Varma, a pension insurance company, owns about 60 residential properties in various parts of Finland, with a total of approximately 4,000 rental homes. New residential properties are built every year.

At the end of year 2021, Varma began carrying out its third bundle of energy renovations covering multiple residential properties.

“Sustainability is a decisive theme in everything we do, and it is also a major part of our strategy,” says Sarianna Sipola, Portfolio Manager, Residential Real Estate at Varma.

Sustainability goals guide all Varma’s investments, whether they are in equities or real estate.

”We are committed to ensuring that 25 per cent of our investments are in climate allocations by 2025. This means that they must form a climate-friendly package of investments.”

At the end of 2021, tangible climate action continued in the pension company’s residential real estate investments when it embarked on major energy renovations in nine of the residential properties it owns. The aim is for all of the buildings to use emission-free electricity by 2025 and also emission-free heating by 2030.

These are ambitious targets, but Sarianna Sipola considers them realistic:

“We have already done a lot of work and made some visible leaps forward. On our residential investments, we started in the places with the greatest potential.”
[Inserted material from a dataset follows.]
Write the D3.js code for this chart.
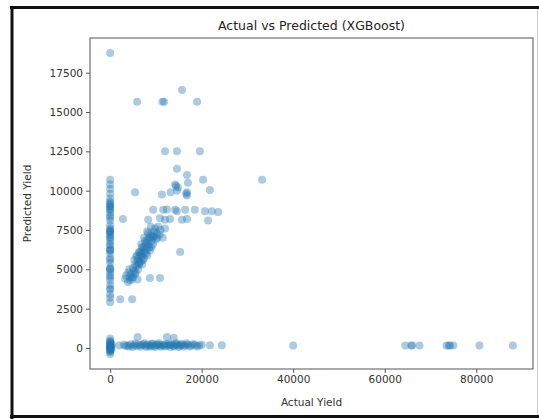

Swift progress from the initial assessment onwards

Varma began planning major energy renovations in 2019. The first step was to assess the entire residential portfolio, reviewing every property.

The situation evolves as technologies, the environment, materials and solutions change, so a one-off assessment is not enough. That is why Varma is already beginning a new round of assessments.

In practice, the most significant part of an energy renovation is the transition to geothermal energy.

“This can make it possible for the entire property’s heat production to be free of emissions. However, there are some sites where we continue to use district heating alongside geothermal solutions,” Sipola says.

Varma is also installing equipment such as solar panels on the roofs of buildings, making use of various heat pump solutions, deploying more efficient heat recovery, switching to LED lighting, and testing and regulating the settings.

“We always take the circumstances and the property in question into account when we assess the necessary and beneficial actions to take on – every building is unique.”

Certain constraints must also be taken into consideration, such as the locality, the characteristics of the plot, the age of the building, and the standard of energy efficiency at the outset.

Millions invested

The ongoing and completed renovations will affect over 1,300 homes.

“I believe every major company is taking sustainability action and renovating its properties, but I do not know of any other organisation doing it on this scale – in effect, the entire residential portfolio – with dozens of properties,” Sipola states.

Regular customer satisfaction surveys indicate that tenants are also interested in sustainability issues. When an energy renovation is carried out, it has no practical effect on everyday life in the home, but the consequences can be significant.

“We know that sustainability is important to our residents. That is one reason we wanted to embark on these measures,” Sipola states.

Tenants do not incur any costs for an energy renovation, but Varma’s investments are running into the millions when adding all renovations of different properties together.

“The investments pay for themselves in lowered maintenance costs.”